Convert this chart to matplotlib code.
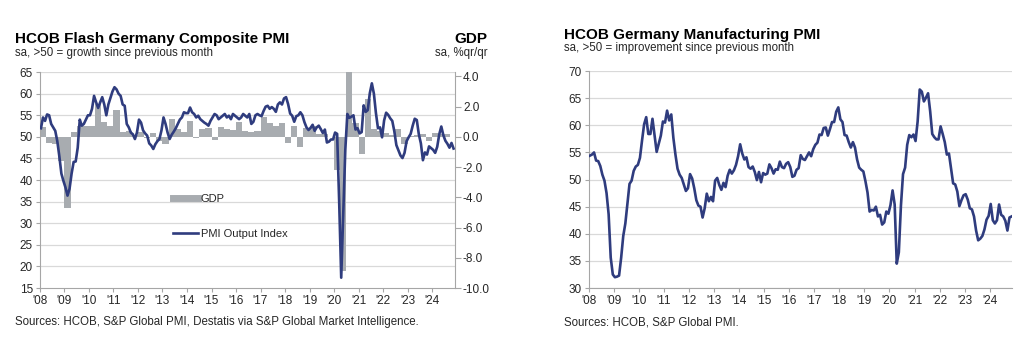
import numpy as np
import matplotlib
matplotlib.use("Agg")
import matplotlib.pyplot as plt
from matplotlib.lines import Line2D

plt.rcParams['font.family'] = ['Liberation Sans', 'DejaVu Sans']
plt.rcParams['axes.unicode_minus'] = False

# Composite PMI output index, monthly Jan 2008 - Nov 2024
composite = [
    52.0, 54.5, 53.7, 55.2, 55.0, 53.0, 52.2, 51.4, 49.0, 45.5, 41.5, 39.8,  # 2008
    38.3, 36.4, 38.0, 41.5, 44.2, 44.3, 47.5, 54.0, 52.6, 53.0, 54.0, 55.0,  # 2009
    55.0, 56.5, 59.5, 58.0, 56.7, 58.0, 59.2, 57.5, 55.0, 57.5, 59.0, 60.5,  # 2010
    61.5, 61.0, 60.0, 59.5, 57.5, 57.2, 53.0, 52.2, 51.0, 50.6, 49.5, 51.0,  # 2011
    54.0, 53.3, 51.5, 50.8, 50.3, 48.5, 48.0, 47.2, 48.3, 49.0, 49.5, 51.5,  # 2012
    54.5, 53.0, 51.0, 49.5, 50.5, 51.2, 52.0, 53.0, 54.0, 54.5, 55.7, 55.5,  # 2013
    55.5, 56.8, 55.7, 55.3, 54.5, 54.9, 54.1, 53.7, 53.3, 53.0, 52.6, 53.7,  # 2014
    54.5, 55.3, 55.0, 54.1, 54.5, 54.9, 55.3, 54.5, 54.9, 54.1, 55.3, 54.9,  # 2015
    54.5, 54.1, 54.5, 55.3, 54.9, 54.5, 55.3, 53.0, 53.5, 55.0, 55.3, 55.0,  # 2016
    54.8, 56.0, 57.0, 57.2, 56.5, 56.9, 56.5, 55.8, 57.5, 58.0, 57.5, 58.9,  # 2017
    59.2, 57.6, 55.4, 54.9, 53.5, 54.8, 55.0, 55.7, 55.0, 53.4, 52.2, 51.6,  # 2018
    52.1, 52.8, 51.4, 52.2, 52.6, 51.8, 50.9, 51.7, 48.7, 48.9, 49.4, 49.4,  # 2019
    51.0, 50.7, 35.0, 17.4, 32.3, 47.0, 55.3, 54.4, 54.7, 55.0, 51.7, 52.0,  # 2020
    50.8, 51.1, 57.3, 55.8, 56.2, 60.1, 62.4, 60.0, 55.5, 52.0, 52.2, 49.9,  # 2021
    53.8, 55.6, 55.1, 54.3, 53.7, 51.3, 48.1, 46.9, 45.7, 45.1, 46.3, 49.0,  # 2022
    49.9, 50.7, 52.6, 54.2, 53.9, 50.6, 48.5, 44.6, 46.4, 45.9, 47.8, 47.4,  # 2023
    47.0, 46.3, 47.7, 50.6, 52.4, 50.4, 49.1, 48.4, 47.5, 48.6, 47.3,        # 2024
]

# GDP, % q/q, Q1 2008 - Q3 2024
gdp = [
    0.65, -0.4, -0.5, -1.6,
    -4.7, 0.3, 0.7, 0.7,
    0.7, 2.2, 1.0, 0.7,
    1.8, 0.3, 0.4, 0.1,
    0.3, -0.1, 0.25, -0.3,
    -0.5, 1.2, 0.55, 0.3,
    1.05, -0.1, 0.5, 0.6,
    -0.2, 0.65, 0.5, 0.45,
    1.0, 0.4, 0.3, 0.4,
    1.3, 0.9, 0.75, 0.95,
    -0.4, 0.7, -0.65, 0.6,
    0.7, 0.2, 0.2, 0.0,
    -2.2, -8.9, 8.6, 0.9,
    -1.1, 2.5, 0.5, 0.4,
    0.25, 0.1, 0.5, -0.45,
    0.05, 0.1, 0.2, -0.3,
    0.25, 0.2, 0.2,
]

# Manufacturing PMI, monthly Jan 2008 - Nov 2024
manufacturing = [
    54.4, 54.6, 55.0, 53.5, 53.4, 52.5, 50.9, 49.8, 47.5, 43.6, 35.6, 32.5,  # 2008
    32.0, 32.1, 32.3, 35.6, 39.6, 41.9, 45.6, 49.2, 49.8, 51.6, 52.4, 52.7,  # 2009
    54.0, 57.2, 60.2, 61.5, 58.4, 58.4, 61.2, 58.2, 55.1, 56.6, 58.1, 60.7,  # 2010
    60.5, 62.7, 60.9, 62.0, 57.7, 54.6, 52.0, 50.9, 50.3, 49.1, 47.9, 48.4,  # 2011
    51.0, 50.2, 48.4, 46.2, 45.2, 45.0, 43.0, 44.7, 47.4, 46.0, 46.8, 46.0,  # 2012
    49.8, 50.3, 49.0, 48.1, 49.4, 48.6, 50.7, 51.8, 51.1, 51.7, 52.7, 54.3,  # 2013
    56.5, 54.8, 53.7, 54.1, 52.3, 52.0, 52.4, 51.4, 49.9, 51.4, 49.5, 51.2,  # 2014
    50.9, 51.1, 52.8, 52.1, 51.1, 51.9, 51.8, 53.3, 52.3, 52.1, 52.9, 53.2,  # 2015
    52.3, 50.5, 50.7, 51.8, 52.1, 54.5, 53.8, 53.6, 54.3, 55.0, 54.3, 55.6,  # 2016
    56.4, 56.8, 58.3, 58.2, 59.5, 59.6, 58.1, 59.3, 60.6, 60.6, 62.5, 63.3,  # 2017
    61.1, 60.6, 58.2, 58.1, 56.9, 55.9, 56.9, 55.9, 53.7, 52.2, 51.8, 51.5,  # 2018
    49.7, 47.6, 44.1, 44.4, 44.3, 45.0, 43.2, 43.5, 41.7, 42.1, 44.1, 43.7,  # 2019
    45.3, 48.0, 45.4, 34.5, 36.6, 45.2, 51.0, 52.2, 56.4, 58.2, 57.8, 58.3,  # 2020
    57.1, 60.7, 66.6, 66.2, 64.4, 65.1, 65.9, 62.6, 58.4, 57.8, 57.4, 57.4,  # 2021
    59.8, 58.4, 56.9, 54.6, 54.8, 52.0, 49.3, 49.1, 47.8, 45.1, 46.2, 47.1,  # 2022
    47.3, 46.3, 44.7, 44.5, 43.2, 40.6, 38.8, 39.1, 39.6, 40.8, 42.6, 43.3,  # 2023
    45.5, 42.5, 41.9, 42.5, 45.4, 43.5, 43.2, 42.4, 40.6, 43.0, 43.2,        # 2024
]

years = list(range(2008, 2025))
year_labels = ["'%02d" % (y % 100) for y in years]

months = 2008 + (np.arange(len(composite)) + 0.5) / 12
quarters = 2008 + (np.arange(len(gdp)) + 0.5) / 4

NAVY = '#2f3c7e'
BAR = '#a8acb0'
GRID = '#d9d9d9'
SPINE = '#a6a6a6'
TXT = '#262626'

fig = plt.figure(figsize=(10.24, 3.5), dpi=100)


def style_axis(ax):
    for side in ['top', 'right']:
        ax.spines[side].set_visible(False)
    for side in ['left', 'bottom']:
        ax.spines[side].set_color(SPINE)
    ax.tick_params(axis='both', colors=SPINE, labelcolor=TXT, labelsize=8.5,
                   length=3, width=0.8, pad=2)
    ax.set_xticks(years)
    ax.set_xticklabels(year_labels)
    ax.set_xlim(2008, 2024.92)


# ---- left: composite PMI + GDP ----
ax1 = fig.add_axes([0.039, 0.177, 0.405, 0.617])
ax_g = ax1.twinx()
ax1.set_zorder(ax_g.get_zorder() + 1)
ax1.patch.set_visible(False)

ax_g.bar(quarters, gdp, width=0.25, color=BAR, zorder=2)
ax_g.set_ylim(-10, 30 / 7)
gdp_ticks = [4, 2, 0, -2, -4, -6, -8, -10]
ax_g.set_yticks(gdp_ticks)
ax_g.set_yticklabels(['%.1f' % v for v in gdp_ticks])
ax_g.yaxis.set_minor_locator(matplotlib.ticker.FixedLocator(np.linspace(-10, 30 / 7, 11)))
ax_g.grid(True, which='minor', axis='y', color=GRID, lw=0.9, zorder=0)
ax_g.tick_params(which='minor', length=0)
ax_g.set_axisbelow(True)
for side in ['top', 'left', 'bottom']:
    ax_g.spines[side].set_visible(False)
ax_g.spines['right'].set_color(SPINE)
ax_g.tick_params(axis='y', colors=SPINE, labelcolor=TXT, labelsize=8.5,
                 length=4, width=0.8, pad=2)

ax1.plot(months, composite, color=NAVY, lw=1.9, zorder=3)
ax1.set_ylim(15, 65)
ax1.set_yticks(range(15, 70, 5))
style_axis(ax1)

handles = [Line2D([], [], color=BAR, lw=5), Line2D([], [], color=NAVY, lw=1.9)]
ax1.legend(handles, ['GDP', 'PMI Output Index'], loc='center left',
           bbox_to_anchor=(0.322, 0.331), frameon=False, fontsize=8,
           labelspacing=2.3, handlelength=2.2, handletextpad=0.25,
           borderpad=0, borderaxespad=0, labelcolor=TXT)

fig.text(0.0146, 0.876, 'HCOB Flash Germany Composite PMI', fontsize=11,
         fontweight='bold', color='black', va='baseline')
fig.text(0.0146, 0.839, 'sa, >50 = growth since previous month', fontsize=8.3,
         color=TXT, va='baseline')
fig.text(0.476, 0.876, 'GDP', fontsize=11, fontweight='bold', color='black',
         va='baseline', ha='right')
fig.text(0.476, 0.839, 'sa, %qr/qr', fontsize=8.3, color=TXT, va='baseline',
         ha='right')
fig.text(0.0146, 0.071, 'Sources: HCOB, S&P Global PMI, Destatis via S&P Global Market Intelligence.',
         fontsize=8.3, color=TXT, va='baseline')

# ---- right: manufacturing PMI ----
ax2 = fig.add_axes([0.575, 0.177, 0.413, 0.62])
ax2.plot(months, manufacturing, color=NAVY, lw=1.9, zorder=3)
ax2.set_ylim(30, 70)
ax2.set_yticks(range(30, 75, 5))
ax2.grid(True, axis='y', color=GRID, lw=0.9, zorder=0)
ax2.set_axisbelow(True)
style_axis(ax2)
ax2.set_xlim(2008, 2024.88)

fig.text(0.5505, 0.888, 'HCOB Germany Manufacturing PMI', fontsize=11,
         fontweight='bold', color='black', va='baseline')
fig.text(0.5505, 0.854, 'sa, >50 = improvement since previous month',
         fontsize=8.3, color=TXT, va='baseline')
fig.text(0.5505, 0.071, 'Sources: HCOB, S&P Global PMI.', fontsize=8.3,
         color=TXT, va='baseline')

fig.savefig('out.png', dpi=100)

◇ ◇ ◇ ◇ ◇

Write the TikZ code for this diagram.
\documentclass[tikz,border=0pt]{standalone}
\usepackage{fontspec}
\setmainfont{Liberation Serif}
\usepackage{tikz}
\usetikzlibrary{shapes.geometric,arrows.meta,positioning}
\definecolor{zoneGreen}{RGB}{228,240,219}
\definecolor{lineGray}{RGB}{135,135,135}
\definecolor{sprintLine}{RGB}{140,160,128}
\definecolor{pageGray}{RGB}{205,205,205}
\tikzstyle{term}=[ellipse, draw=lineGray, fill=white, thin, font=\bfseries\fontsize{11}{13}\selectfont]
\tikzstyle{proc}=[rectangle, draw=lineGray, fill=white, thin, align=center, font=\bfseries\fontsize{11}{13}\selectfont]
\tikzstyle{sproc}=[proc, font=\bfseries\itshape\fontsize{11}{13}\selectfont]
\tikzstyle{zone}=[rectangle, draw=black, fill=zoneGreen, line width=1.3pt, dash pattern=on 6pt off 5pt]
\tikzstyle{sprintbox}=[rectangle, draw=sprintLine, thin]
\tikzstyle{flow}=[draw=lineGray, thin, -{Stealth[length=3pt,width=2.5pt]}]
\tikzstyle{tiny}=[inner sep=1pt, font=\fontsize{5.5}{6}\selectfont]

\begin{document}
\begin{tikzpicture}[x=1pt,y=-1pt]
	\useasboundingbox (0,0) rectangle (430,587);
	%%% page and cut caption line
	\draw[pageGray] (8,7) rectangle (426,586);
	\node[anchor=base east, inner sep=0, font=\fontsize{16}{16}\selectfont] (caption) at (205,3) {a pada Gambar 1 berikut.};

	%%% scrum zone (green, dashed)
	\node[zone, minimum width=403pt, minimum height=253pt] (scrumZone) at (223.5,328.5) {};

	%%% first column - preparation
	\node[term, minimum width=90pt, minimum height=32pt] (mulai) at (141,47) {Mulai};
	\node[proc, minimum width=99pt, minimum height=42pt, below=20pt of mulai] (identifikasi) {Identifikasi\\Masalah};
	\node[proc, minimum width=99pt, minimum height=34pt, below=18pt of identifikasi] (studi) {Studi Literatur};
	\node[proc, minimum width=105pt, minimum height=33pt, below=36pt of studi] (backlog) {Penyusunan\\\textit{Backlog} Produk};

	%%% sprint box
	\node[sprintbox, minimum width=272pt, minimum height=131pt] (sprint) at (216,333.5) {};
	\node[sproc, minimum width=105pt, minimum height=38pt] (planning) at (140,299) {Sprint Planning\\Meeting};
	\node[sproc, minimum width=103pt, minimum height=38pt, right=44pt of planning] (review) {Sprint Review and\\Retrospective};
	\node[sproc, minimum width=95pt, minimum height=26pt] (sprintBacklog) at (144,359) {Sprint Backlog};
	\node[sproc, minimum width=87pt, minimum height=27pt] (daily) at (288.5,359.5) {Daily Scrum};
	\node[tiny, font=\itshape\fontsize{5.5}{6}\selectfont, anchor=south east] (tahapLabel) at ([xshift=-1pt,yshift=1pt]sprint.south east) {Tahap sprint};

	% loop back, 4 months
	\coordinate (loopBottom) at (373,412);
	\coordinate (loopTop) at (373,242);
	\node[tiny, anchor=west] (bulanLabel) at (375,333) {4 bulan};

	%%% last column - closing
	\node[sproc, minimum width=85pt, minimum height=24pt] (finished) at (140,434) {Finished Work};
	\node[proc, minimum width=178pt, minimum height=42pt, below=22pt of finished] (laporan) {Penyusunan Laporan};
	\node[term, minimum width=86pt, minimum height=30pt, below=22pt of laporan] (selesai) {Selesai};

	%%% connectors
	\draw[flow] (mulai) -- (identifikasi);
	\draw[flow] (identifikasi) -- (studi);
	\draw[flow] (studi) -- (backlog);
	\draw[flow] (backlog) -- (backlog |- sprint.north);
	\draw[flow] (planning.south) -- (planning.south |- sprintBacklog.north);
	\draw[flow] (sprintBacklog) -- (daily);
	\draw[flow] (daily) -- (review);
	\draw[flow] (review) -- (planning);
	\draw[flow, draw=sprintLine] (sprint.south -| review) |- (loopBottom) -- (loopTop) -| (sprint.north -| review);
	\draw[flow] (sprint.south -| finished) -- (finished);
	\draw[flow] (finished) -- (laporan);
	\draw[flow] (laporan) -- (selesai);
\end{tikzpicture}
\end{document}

◇ ◇ ◇ ◇ ◇

Task description
Skip all pictures. Retype exactly the span whose first line is the one with "Convert this chart to matplotlib code." and whose last line is the one with "plt.rcParams['axes.unicode_minus'] = False".

Solution
Convert this chart to matplotlib code.
import numpy as np
import matplotlib
matplotlib.use("Agg")
import matplotlib.pyplot as plt
from matplotlib.lines import Line2D

plt.rcParams['font.family'] = ['Liberation Sans', 'DejaVu Sans']
plt.rcParams['axes.unicode_minus'] = False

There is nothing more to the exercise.